In their correspondence (Microbial production of recalcitrant organic matter in global soils: implications for productivity and climate policy. Nature Rev. Microbiol. 29 Nov 2010 (doi:10.1038/nrmicro2386-c1))1, Liang and Balser point out similarities between the microbial production of recalcitrant non-living organic matter (RNOM) in soils and in sea water, as presented by Jiao et al. (Microbial production of recalcitrant dissolved organic matter: long-term carbon storage in the global ocean. Nature Rev. Microbiol. 8, 593–599 (2010))2 in the conceptual framework of the microbial carbon pump. There is growing evidence indicating that RNOM derived from microorganisms is a large, and possibly dominant, global component of the non-living reduced carbon in water, sediments and soils. This realization has profound implications for our view of the role of microorganisms in biogeochemical cycles and the origins and cycling of RNOM in the environment.

Heterotrophic microorganisms in aquatic and terrestrial systems have an important role in organic matter decomposition. In this role, heterotrophic microorganisms remineralize carbon and are thereby a major source of carbon dioxide to the atmosphere. Bacteria and fungi are noted for their diverse enzymatic capabilities and their ability to degrade complex biopolymers, such as structural polysaccharides and lignins. These microorganisms are nature's ultimate recyclers, growing and multiplying while decomposing life's organic debris. Recent observations indicate a previously unrecognized functional role for heterotrophic microorganisms that transcends the classical role of carbon remineralization and nutrient regeneration. Microorganisms can grow rapidly during organic matter decomposition, and remnants of microbial biomass are released into the environment through a variety of processes, including cell division, lysis by viruses and phages, and protozoan grazing. These microbial remnants include complex biomolecules with unique structural components (such as lipopolysaccharides and hopanoids) that are recalcitrant and can remain in the environment for extended periods of time. The organic remnants left behind often contain molecular fingerprints documenting their specific microbial origins. Altered structural forms of hopanoids can persist as molecular fossils in sediments for as long as 2,500 million years3. In this way, heterotrophic microorganisms assume a previously unrecognized functional role in the biosequestration of carbon as RNOM. The microbial source term for carbon dioxide production is clearly of much greater magnitude than the sink term, but the stabilization of non-living reduced carbon as RNOM in water4, sediments5 and soils6 contributes to the regulation of greenhouse gases, influences trace metal and nutrient availability and improves soil moisture retention and fertility.

The cycling of RNOM is an enigma that has baffled biogeochemists for decades.
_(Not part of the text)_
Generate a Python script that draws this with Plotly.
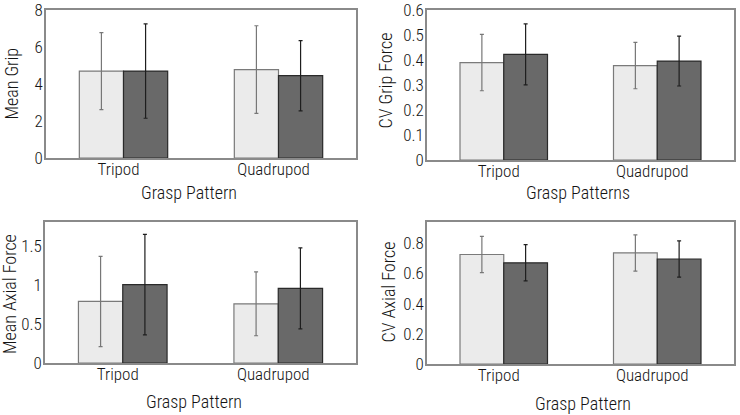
import plotly.graph_objects as go

categories = ["Tripod", "Quadrupod"]

# Panel 1: Mean Grip
grip_light = [4.70, 4.78]
grip_light_err = [2.08, 2.37]
grip_dark = [4.70, 4.45]
grip_dark_err = [2.55, 1.90]

# Panel 2: CV Grip Force
cvgrip_light = [0.39, 0.378]
cvgrip_light_err = [0.113, 0.093]
cvgrip_dark = [0.423, 0.396]
cvgrip_dark_err = [0.122, 0.100]

# Panel 3: Mean Axial Force
axial_light = [0.79, 0.76]
axial_light_err = [0.58, 0.41]
axial_dark = [1.005, 0.957]
axial_dark_err = [0.645, 0.52]

# Panel 4: CV Axial Force
cvaxial_light = [0.725, 0.735]
cvaxial_light_err = [0.12, 0.12]
cvaxial_dark = [0.670, 0.695]
cvaxial_dark_err = [0.12, 0.12]

y_titles = ["Mean Grip", "CV Grip Force", "Mean Axial Force", "CV Axial Force"]
x_titles = ["Grasp Pattern", "Grasp Patterns", "Grasp Pattern", "Grasp Pattern"]
y_ranges = [[0, 8.002], [0, 0.6002], [0, 1.81], [0, 0.94]]
y_dticks = [2, 0.1, 0.5, 0.2]

panels = [
    (grip_light, grip_light_err, grip_dark, grip_dark_err),
    (cvgrip_light, cvgrip_light_err, cvgrip_dark, cvgrip_dark_err),
    (axial_light, axial_light_err, axial_dark, axial_dark_err),
    (cvaxial_light, cvaxial_light_err, cvaxial_dark, cvaxial_dark_err),
]

W, H = 740, 415
# pixel boxes (left, right, top, bottom)
boxes = [(46, 356, 10, 158), (427, 734, 10, 160), (45, 356, 222, 363), (427, 734, 222, 364)]
# title anchor positions in pixels: (y-title x, y-title y, x-title x, x-title y)
title_pos = [(10.5, 84, 189, 192), (385.5, 80, 578, 193), (9, 294, 194, 401), (387.5, 292, 582.5, 403)]

FONT = "Roboto Condensed, Liberation Sans Narrow, sans-serif"
TXT = "#141414"

fig = go.Figure()
layout = dict(
    width=W, height=H,
    margin=dict(l=0, r=0, t=0, b=0),
    paper_bgcolor="white", plot_bgcolor="white",
    showlegend=False,
    barmode="group", bargap=0.43, bargroupgap=0,
    font=dict(family=FONT, color=TXT, weight=300),
)
annotations = []

for i, (bl, ble, bd, bde) in enumerate(panels):
    n = "" if i == 0 else str(i + 1)
    xa, ya = "x" + n, "y" + n
    fig.add_trace(go.Bar(
        x=categories, y=bl, xaxis=xa, yaxis=ya, offsetgroup="a",
        marker=dict(color="#ebebeb", line=dict(color="#7a7a7a", width=1.2)),
        error_y=dict(type="data", array=ble, visible=True, color="#777777", thickness=1.2, width=2),
    ))
    fig.add_trace(go.Bar(
        x=categories, y=bd, xaxis=xa, yaxis=ya, offsetgroup="b",
        marker=dict(color="#696969", line=dict(color="#2a2a2a", width=1.2)),
        error_y=dict(type="data", array=bde, visible=True, color="#1e1e1e", thickness=1.2, width=2),
    ))
    l, r, t, b = boxes[i]
    layout["xaxis" + n] = dict(
        domain=[l / W, r / W], anchor=ya, automargin=False,
        showline=True, mirror=True, linecolor="#8a8a8a", linewidth=1.5,
        showgrid=False, ticks="", ticklen=0, zeroline=False,
        tickfont=dict(size=17, family=FONT, color=TXT, weight=300),
        ticklabelshift=-5, ticklabelstandoff=-5, ticklabeloverflow="allow",
    )
    layout["yaxis" + n] = dict(
        domain=[1 - b / H, 1 - t / H], anchor=xa, automargin=False,
        range=y_ranges[i], dtick=y_dticks[i], tick0=0,
        showline=True, mirror=True, linecolor="#8a8a8a", linewidth=1.5,
        showgrid=False, ticks="", ticklen=0, zeroline=False,
        tickfont=dict(size=17, family=FONT, color=TXT, weight=300),
        ticklabelstandoff=-2, ticklabeloverflow="allow",
    )
    yx, yy, xx, xy = title_pos[i]
    annotations.append(dict(
        text=y_titles[i], x=yx / W, y=1 - yy / H, xref="paper", yref="paper",
        xanchor="center", yanchor="middle", textangle=-90, showarrow=False,
        font=dict(size=18, family=FONT, color=TXT, weight=300),
    ))
    annotations.append(dict(
        text=x_titles[i], x=xx / W, y=1 - xy / H, xref="paper", yref="paper",
        xanchor="center", yanchor="middle", showarrow=False,
        font=dict(size=18, family=FONT, color=TXT, weight=300),
    ))

layout["annotations"] = annotations
fig.update_layout(**layout)
fig.write_html("out.html", config={"displayModeBar": False},
               post_script="document.body.style.margin='0';")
The vast reservoirs of carbon in RNOM on land and in the sea exceed the atmospheric reservoir of carbon dioxide7, so unravelling the RNOM enigma is a research priority. In a somewhat ironic twist, the microorganisms that are primarily responsible for the decomposition and remineralization of organic matter play an important part in the biosequestration of carbon and the production of RNOM. Future studies are needed to further explore the microbial carbon pump and to identify the microorganisms that form RNOM in the environment.